Only yesterday, France's Industry Minister, Franck Borotra, said that if he had to choose between Maastricht and jobs, he would choose jobs. Moreover, even Mr de Charette, before issuing his statement of unconditional support for the Maastricht treaty, had told a French radio station that it might be useful to interpret the treaty's rigid conditions on low budget deficits more flexibly, as proposed on Wednesday by a former president, Valery Giscard d'Estaing.
Italy's Prime Minister, Lamberto Dini, made much the same point about the cost in European jobs a few weeks ago when he said it would be foolish to proceed with the Euro, the recently christened single currency, as long as EU-wide unemployment averaged nearly 11 per cent.
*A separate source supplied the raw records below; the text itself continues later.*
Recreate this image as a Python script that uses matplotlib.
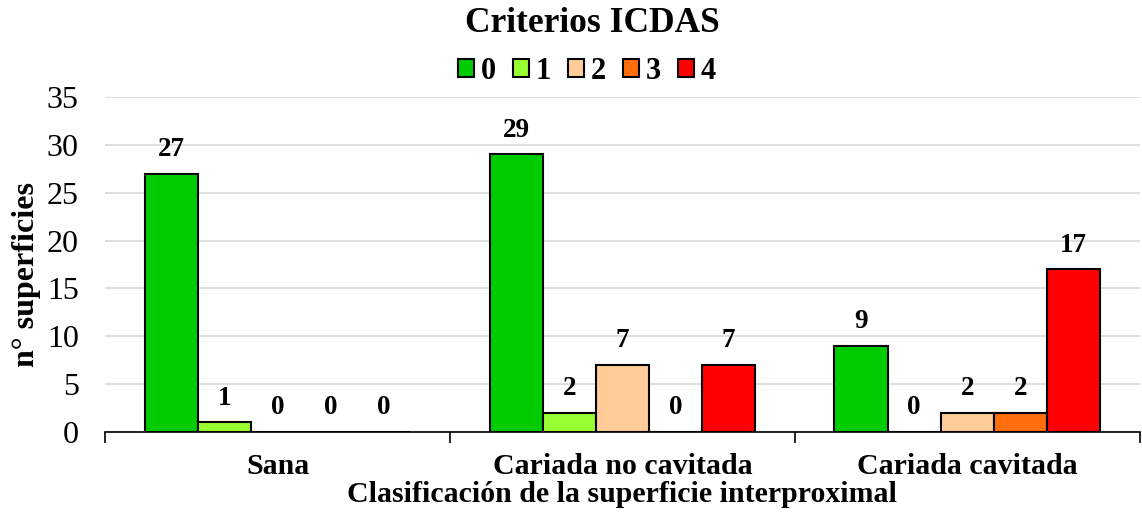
import numpy as np
import matplotlib
matplotlib.use("Agg")
import matplotlib.pyplot as plt
from matplotlib.patches import Patch

plt.rcParams['font.family'] = ['Liberation Serif', 'DejaVu Serif']

categories = ["Sana", "Cariada no cavitada", "Cariada cavitada"]
icdas = ["0", "1", "2", "3", "4"]
values = [
    [27, 29, 9],   # 0
    [1, 2, 0],     # 1
    [0, 7, 2],     # 2
    [0, 0, 2],     # 3
    [0, 7, 17],    # 4
]
bar_colors = ['#00CC00', '#99FF33', '#FFCC99', '#FF6D0D', '#FF0000']

fig = plt.figure(figsize=(11.42, 5.19), dpi=100)
ax = fig.add_axes([0.092, 0.168, 0.906, 0.645])

x = np.arange(len(categories))
width = 0.154
for i, (lab, vals) in enumerate(zip(icdas, values)):
    pos = x + (i - 2) * width
    ax.bar(pos, vals, width, color=bar_colors[i], edgecolor='black', linewidth=1.5,
           label=lab, zorder=3)
    for p, v in zip(pos, vals):
        ax.text(p, v + 1.2, str(v), ha='center', va='bottom', fontsize=19.5,
                fontweight='bold', zorder=4)

ax.set_xlim(-0.5, len(categories) - 0.5)
ax.set_ylim(0, 35)
ax.set_yticks(np.arange(0, 36, 5))
ax.yaxis.grid(True, color='#D9D9D9', linewidth=1.2, zorder=0)
ax.set_axisbelow(True)
for s in ['top', 'right', 'left']:
    ax.spines[s].set_visible(False)
ax.spines['bottom'].set_linewidth(1.2)
ax.tick_params(axis='y', length=0, labelsize=23, pad=19)

ax.set_xticks(x)
ax.set_xticklabels(categories, fontsize=21.5, fontweight='bold')
ax.tick_params(axis='x', length=0, pad=15)
ax.set_xticks(np.arange(-0.5, len(categories)), minor=True)
ax.tick_params(axis='x', which='minor', length=8, width=1.2)

ax.set_xlabel("Clasificación de la superficie interproximal", fontsize=21.5,
              fontweight='bold', labelpad=1)
ax.set_ylabel("n° superficies", fontsize=23, fontweight='bold')
ax.yaxis.set_label_coords(-0.062, 0.47)

fig.text(0.519, 0.954, "Criterios ICDAS", ha='center', va='center', fontsize=25.5,
         fontweight='bold')
handles = [Patch(facecolor=c, edgecolor='black', linewidth=1.5) for c in bar_colors]
fig.legend(handles, icdas, loc='center', bbox_to_anchor=(0.514, 0.862), ncol=5,
           frameon=False, prop={'size': 22, 'weight': 'bold'},
           handlelength=0.52, handleheight=0.52, handletextpad=0.23, columnspacing=0.55)

fig.savefig("out.png", dpi=100)
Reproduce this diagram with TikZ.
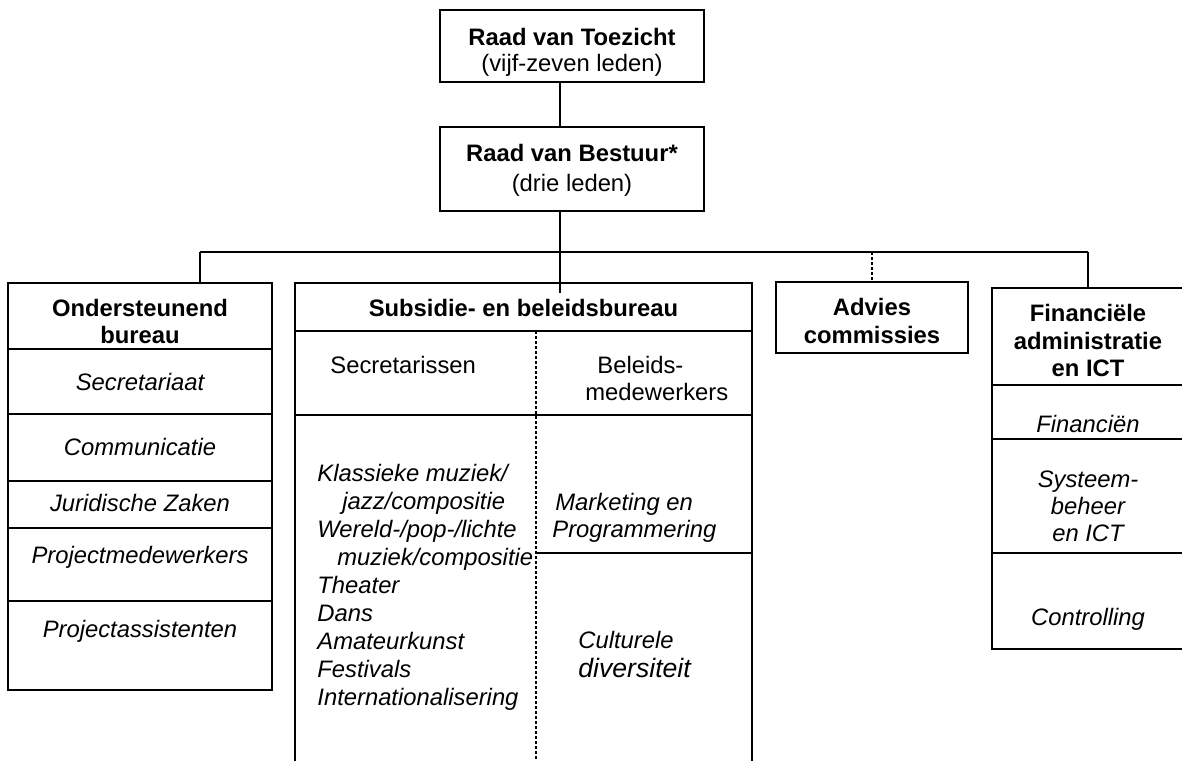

Mr Dini seemed to underline Italian doubts about the wisdom of sticking to the 1999 deadline when he said that, as the country holding the EU's rotating presidency, Italy would henceforth concentrate its efforts on job creation.
Meanwhile, Sweden's Finance Minister, Goran Persson, announced that he intended to relax the austerity programme he introduced last year, raise social security benefits and take measures to halve unemployment by 2000. This was tantamount to saying that Sweden had no interest in joining a single currency in 1999.
However, the real bombshell came from Spain on Tuesday, when the Foreign Minister, Carlos Westendorp, in remarks not intended for publication, revealed that the EU would delay the 1999 launch unless a "critical mass" of countries met the Maastricht targets in time. These included Germany, France, the Deutschmark-zone states (the Benelux countries and Austria), and at least one from Britain, Italy and Spain.
France was convulsed before Christmas by its worst social unrest since 1968, and its economic growth this year is likely to be well below government predictions. The Maastricht deficit target of only 3 per cent of gross domestic product in 1997 is looking increasingly difficult for the French government to meet.
Still, if there were enough political will, it is possible to imagine circumstances in which France - and other countries with deficit and public debt problems, such as Austria and Belgium - would be deemed suitable candidates for monetary union even if they did not quite meet the Maastricht targets. After all, Maastricht permits countries to join the single currency if they are making sufficient progress towards, rather than actually meeting, the deficit and debt targets.
With Britain, Italy and Spain it is another matter. Few EU governments or independent economists think these countries will join up in 1999, either for political or economic reasons. The European Commission decided this week not to promote the Euro in Britain, a sure sign it does not expect Britain to be in the project from the start.
As for Italy, its formidably high public debt - 124 per cent of GDP, when Maastricht requires an upper limit of 60 per cent - makes it an unlikely participant. Spain not only has a budget deficit of 6 per cent of GDP but shockingly high unemployment of almost 23 per cent, causing one former finance minister, Miguel Boyer, to comment this week that for Spain the Maastricht timetable was "a political trap with a high economic price".
The European Commission complains that to associate Maastricht with unemployment and recession is unfair. Officials correctly point out that EU governments would need to cut their deficits whether or not there was a single currency project. However, if Mr Westendorp's leaked remarks are accurate, it seems likely that either the Euro will not be launched on time, or the Maastricht criteria will have to be reinterpreted.
The problem is that to dilute or delay Maastricht would almost certainly cause enormous turbulence on the foreign exchange markets, possibly dooming the single currency for ever.